• Task goal: For the copy, please give all of the data again exactly and leave the pictures out.

• Information provided:

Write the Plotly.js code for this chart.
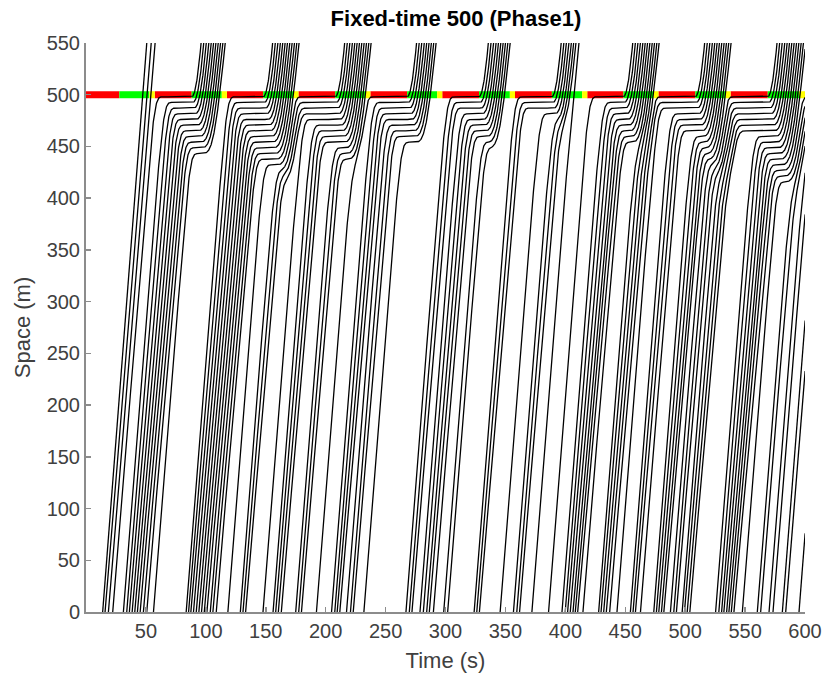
<!DOCTYPE html>
<html><head><meta charset="utf-8">
<script src="https://cdn.plot.ly/plotly-3.0.1.min.js"></script>
<style>html,body{margin:0;padding:0;background:#fff}#chart{width:823px;height:677px}</style>
</head><body><div id="chart"></div>
<script>
// Times (s) at which each vehicle crosses Space = 0 m
const entryTimes = [
  13.9, 15.9, 18.7, 22.3,
  31.2, 34.0, 36.2, 38.5, 40.7, 42.9, 45.2, 47.9, 50.7, 56.3,
  83.6, 85.6, 87.5, 89.7, 92.0, 94.2, 96.4, 98.7, 100.9, 103.7, 105.9, 108.7,
  118.4, 128.8, 131.0, 133.2, 147.7,
  156.1, 158.3, 160.5, 163.0, 175.0, 177.5, 179.8, 192.3,
  204.9, 207.6, 209.6, 211.8, 217.4, 220.7, 223.0, 231.9,
  267.0, 269.8, 272.0, 278.7, 281.5, 284.3, 286.5, 289.9, 298.5, 301.8,
  323.9, 326.1, 328.3, 345.6, 356.7, 359.5, 361.8, 372.1, 386.0,
  397.2, 399.9, 401.9, 404.1, 406.4, 408.3, 410.3, 414.7,
  427.8, 429.8, 432.0, 434.2, 437.0, 443.1,
  454.3, 456.5, 458.5, 462.7,
  473.8, 476.0, 478.0, 480.2, 482.2, 487.7, 490.5, 492.7,
  497.5, 499.4, 501.7, 503.9,
  525.4, 528.1, 530.4, 532.3, 534.6, 536.5, 538.5, 540.7, 547.7,
  560.2, 563.0, 570.0, 573.3, 581.1, 583.9, 595.0
];
// Signal phases at the 500 m stop line
const phaseStart = [0, 27.8, 52.9, 57.4, 88.2, 113.3, 117.6, 147.9, 172.9, 177.3,
  208.0, 233.0, 237.3, 268.0, 293.0, 297.3, 328.0, 353.7, 358.0, 388.8,
  414.0, 418.3, 448.5, 473.5, 477.7, 508.5, 533.6, 537.9, 568.9, 595.0];
const phaseEnd = [27.8, 52.9, 57.4, 88.2, 113.3, 117.6, 147.9, 172.9, 177.3, 208.0,
  233.0, 237.3, 268.0, 293.0, 297.3, 328.0, 353.7, 358.0, 388.8, 414.0,
  418.3, 448.5, 473.5, 477.7, 508.5, 533.6, 537.9, 568.9, 595.0, 600.5];
const phaseColor = ['R','G','Y','R','G','Y','R','G','Y','R','G','Y','R','G','Y',
  'R','G','Y','R','G','Y','R','G','Y','R','G','Y','R','G','Y'];
const stopLine = 500;
const xTicks = [50,100,150,200,250,300,350,400,450,500,550,600];
const yTicks = [0,50,100,150,200,250,300,350,400,450,500,550];

// car-following (IDM) model settings
const V0 = 15, A = 1.8, B = 2.0, S0 = 2.0, TH = 1.2, LEN = 3.5, DT = 0.1, TEND = 600;

function phaseAt(t){
  for (let k=0;k<phaseStart.length;k++) if (t>=phaseStart[k] && t<phaseEnd[k]) return phaseColor[k];
  return 'G';
}
function idm(v, gap, dv){
  const ss = S0 + Math.max(0, v*TH + v*dv/(2*Math.sqrt(A*B)));
  const g = Math.max(gap, 0.05);
  return A*(1 - Math.pow(v/V0,4) - (ss/g)*(ss/g));
}
const veh = entryTimes.map(t0 => ({t0, s:0, v:V0, active:false, rec:true, committed:false, xs:[], ys:[]}));
let step = 0;
for (let t=0; t<=TEND+1e-9; t+=DT, step++){
  const ph = phaseAt(t);
  if (ph==='G') veh.forEach(q=>q.committed=false);
  veh.forEach((q,i)=>{
    if (!q.active && q.t0<=t && q.rec){
      q.active = true; q.s = V0*(t-q.t0); q.v = V0;
      q.xs.push(q.t0); q.ys.push(0);
    }
  });
  const acc = veh.map((q,i)=>{
    if (!q.active) return 0;
    let a = A*(1-Math.pow(q.v/V0,4));
    const L = i>0 ? veh[i-1] : null;
    if (L && L.active && L.s < 2000){
      a = Math.min(a, idm(q.v, L.s - LEN - q.s, q.v - L.v));
    }
    if (ph!=='G' && !q.committed && q.s < stopLine){
      const d = stopLine - q.s;
      if (ph==='Y' && d < q.v*q.v/(2*2.5)) q.committed = true;
      else if (ph==='R' && d < q.v*q.v/(2*9)) q.committed = true;
      else a = Math.min(a, idm(q.v, d, q.v));
    }
    return Math.max(a, -9);
  });
  veh.forEach((q,i)=>{
    if (!q.active) return;
    const a = acc[i];
    let vn = q.v + a*DT;
    if (vn < 0){ q.s += -0.5*q.v*q.v/a; vn = 0; }
    else q.s += 0.5*(q.v+vn)*DT;
    q.v = vn;
    if (q.rec){
      if (q.s >= 560){ q.xs.push(t+DT); q.ys.push(q.s); q.rec = false; }
      else if (step%2===0 || t+DT>TEND-1e-9){ q.xs.push(t+DT); q.ys.push(q.s); }
    }
  });
}
const tx=[], ty=[];
veh.forEach(q=>{ if(q.xs.length){ tx.push(...q.xs, null); ty.push(...q.ys, null);} });

const colorMap = {R:'#ff0000', G:'#00ff00', Y:'#ffff00'};
const sigTraces = ['R','G','Y'].map(c=>{
  const x=[], y=[];
  phaseStart.forEach((s,k)=>{ if(phaseColor[k]===c){ x.push(s, phaseEnd[k], null); y.push(stopLine, stopLine, null);} });
  return {x, y, type:'scatter', mode:'lines', line:{color:colorMap[c], width:7}, hoverinfo:'skip', showlegend:false};
});
const traj = {x:tx, y:ty, type:'scatter', mode:'lines', line:{color:'#000', width:1.3}, hoverinfo:'skip', showlegend:false, connectgaps:false};

const FONT = 'Liberation Sans, Arial, sans-serif';
const axisCommon = {showgrid:false, zeroline:false, showline:true, linecolor:'#8c8c8c', linewidth:2,
  ticks:'inside', ticklen:5, tickwidth:1.5, tickcolor:'#8c8c8c', mirror:false,
  tickfont:{family:FONT, size:20, color:'#404040'}};
const layout = {
  width:823, height:677, paper_bgcolor:'#fff', plot_bgcolor:'#fff', showlegend:false,
  margin:{l:86, r:18, t:43, b:65},
  title:{text:'<b>Fixed-time 500 (Phase1)</b>', x:0.554, xanchor:'center', y:0.973, yanchor:'middle',
    font:{family:FONT, size:22, color:'#000'}},
  xaxis:Object.assign({}, axisCommon, {range:[0,600], tickvals:xTicks, ticktext:xTicks.map(String),
    title:{text:'Time (s)', font:{family:FONT, size:22, color:'#404040'}, standoff:12}}),
  yaxis:Object.assign({}, axisCommon, {range:[0,550], tickvals:yTicks, ticktext:yTicks.map(String),
    title:{text:'Space (m)', font:{family:FONT, size:22, color:'#404040'}, standoff:10}})
};
Plotly.newPlot('chart', [...sigTraces, traj], layout, {displayModeBar:false, staticPlot:true});
</script></body></html>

• In response:
Write the Plotly.js code for this chart.
<!DOCTYPE html>
<html><head><meta charset="utf-8">
<script src="https://cdn.plot.ly/plotly-3.0.1.min.js"></script>
<style>html,body{margin:0;padding:0;background:#fff}#chart{width:823px;height:677px}</style>
</head><body><div id="chart"></div>
<script>
// Times (s) at which each vehicle crosses Space = 0 m
const entryTimes = [
  13.9, 15.9, 18.7, 22.3,
  31.2, 34.0, 36.2, 38.5, 40.7, 42.9, 45.2, 47.9, 50.7, 56.3,
  83.6, 85.6, 87.5, 89.7, 92.0, 94.2, 96.4, 98.7, 100.9, 103.7, 105.9, 108.7,
  118.4, 128.8, 131.0, 133.2, 147.7,
  156.1, 158.3, 160.5, 163.0, 175.0, 177.5, 179.8, 192.3,
  204.9, 207.6, 209.6, 211.8, 217.4, 220.7, 223.0, 231.9,
  267.0, 269.8, 272.0, 278.7, 281.5, 284.3, 286.5, 289.9, 298.5, 301.8,
  323.9, 326.1, 328.3, 345.6, 356.7, 359.5, 361.8, 372.1, 386.0,
  397.2, 399.9, 401.9, 404.1, 406.4, 408.3, 410.3, 414.7,
  427.8, 429.8, 432.0, 434.2, 437.0, 443.1,
  454.3, 456.5, 458.5, 462.7,
  473.8, 476.0, 478.0, 480.2, 482.2, 487.7, 490.5, 492.7,
  497.5, 499.4, 501.7, 503.9,
  525.4, 528.1, 530.4, 532.3, 534.6, 536.5, 538.5, 540.7, 547.7,
  560.2, 563.0, 570.0, 573.3, 581.1, 583.9, 595.0
];
// Signal phases at the 500 m stop line
const phaseStart = [0, 27.8, 52.9, 57.4, 88.2, 113.3, 117.6, 147.9, 172.9, 177.3,
  208.0, 233.0, 237.3, 268.0, 293.0, 297.3, 328.0, 353.7, 358.0, 388.8,
  414.0, 418.3, 448.5, 473.5, 477.7, 508.5, 533.6, 537.9, 568.9, 595.0];
const phaseEnd = [27.8, 52.9, 57.4, 88.2, 113.3, 117.6, 147.9, 172.9, 177.3, 208.0,
  233.0, 237.3, 268.0, 293.0, 297.3, 328.0, 353.7, 358.0, 388.8, 414.0,
  418.3, 448.5, 473.5, 477.7, 508.5, 533.6, 537.9, 568.9, 595.0, 600.5];
const phaseColor = ['R','G','Y','R','G','Y','R','G','Y','R','G','Y','R','G','Y',
  'R','G','Y','R','G','Y','R','G','Y','R','G','Y','R','G','Y'];
const stopLine = 500;
const xTicks = [50,100,150,200,250,300,350,400,450,500,550,600];
const yTicks = [0,50,100,150,200,250,300,350,400,450,500,550];

// car-following (IDM) model settings
const V0 = 15, A = 1.8, B = 2.0, S0 = 2.0, TH = 1.2, LEN = 3.5, DT = 0.1, TEND = 600;

function phaseAt(t){
  for (let k=0;k<phaseStart.length;k++) if (t>=phaseStart[k] && t<phaseEnd[k]) return phaseColor[k];
  return 'G';
}
function idm(v, gap, dv){
  const ss = S0 + Math.max(0, v*TH + v*dv/(2*Math.sqrt(A*B)));
  const g = Math.max(gap, 0.05);
  return A*(1 - Math.pow(v/V0,4) - (ss/g)*(ss/g));
}
const veh = entryTimes.map(t0 => ({t0, s:0, v:V0, active:false, rec:true, committed:false, xs:[], ys:[]}));
let step = 0;
for (let t=0; t<=TEND+1e-9; t+=DT, step++){
  const ph = phaseAt(t);
  if (ph==='G') veh.forEach(q=>q.committed=false);
  veh.forEach((q,i)=>{
    if (!q.active && q.t0<=t && q.rec){
      q.active = true; q.s = V0*(t-q.t0); q.v = V0;
      q.xs.push(q.t0); q.ys.push(0);
    }
  });
  const acc = veh.map((q,i)=>{
    if (!q.active) return 0;
    let a = A*(1-Math.pow(q.v/V0,4));
    const L = i>0 ? veh[i-1] : null;
    if (L && L.active && L.s < 2000){
      a = Math.min(a, idm(q.v, L.s - LEN - q.s, q.v - L.v));
    }
    if (ph!=='G' && !q.committed && q.s < stopLine){
      const d = stopLine - q.s;
      if (ph==='Y' && d < q.v*q.v/(2*2.5)) q.committed = true;
      else if (ph==='R' && d < q.v*q.v/(2*9)) q.committed = true;
      else a = Math.min(a, idm(q.v, d, q.v));
    }
    return Math.max(a, -9);
  });
  veh.forEach((q,i)=>{
    if (!q.active) return;
    const a = acc[i];
    let vn = q.v + a*DT;
    if (vn < 0){ q.s += -0.5*q.v*q.v/a; vn = 0; }
    else q.s += 0.5*(q.v+vn)*DT;
    q.v = vn;
    if (q.rec){
      if (q.s >= 560){ q.xs.push(t+DT); q.ys.push(q.s); q.rec = false; }
      else if (step%2===0 || t+DT>TEND-1e-9){ q.xs.push(t+DT); q.ys.push(q.s); }
    }
  });
}
const tx=[], ty=[];
veh.forEach(q=>{ if(q.xs.length){ tx.push(...q.xs, null); ty.push(...q.ys, null);} });

const colorMap = {R:'#ff0000', G:'#00ff00', Y:'#ffff00'};
const sigTraces = ['R','G','Y'].map(c=>{
  const x=[], y=[];
  phaseStart.forEach((s,k)=>{ if(phaseColor[k]===c){ x.push(s, phaseEnd[k], null); y.push(stopLine, stopLine, null);} });
  return {x, y, type:'scatter', mode:'lines', line:{color:colorMap[c], width:7}, hoverinfo:'skip', showlegend:false};
});
const traj = {x:tx, y:ty, type:'scatter', mode:'lines', line:{color:'#000', width:1.3}, hoverinfo:'skip', showlegend:false, connectgaps:false};

const FONT = 'Liberation Sans, Arial, sans-serif';
const axisCommon = {showgrid:false, zeroline:false, showline:true, linecolor:'#8c8c8c', linewidth:2,
  ticks:'inside', ticklen:5, tickwidth:1.5, tickcolor:'#8c8c8c', mirror:false,
  tickfont:{family:FONT, size:20, color:'#404040'}};
const layout = {
  width:823, height:677, paper_bgcolor:'#fff', plot_bgcolor:'#fff', showlegend:false,
  margin:{l:86, r:18, t:43, b:65},
  title:{text:'<b>Fixed-time 500 (Phase1)</b>', x:0.554, xanchor:'center', y:0.973, yanchor:'middle',
    font:{family:FONT, size:22, color:'#000'}},
  xaxis:Object.assign({}, axisCommon, {range:[0,600], tickvals:xTicks, ticktext:xTicks.map(String),
    title:{text:'Time (s)', font:{family:FONT, size:22, color:'#404040'}, standoff:12}}),
  yaxis:Object.assign({}, axisCommon, {range:[0,550], tickvals:yTicks, ticktext:yTicks.map(String),
    title:{text:'Space (m)', font:{family:FONT, size:22, color:'#404040'}, standoff:10}})
};
Plotly.newPlot('chart', [...sigTraces, traj], layout, {displayModeBar:false, staticPlot:true});
</script></body></html>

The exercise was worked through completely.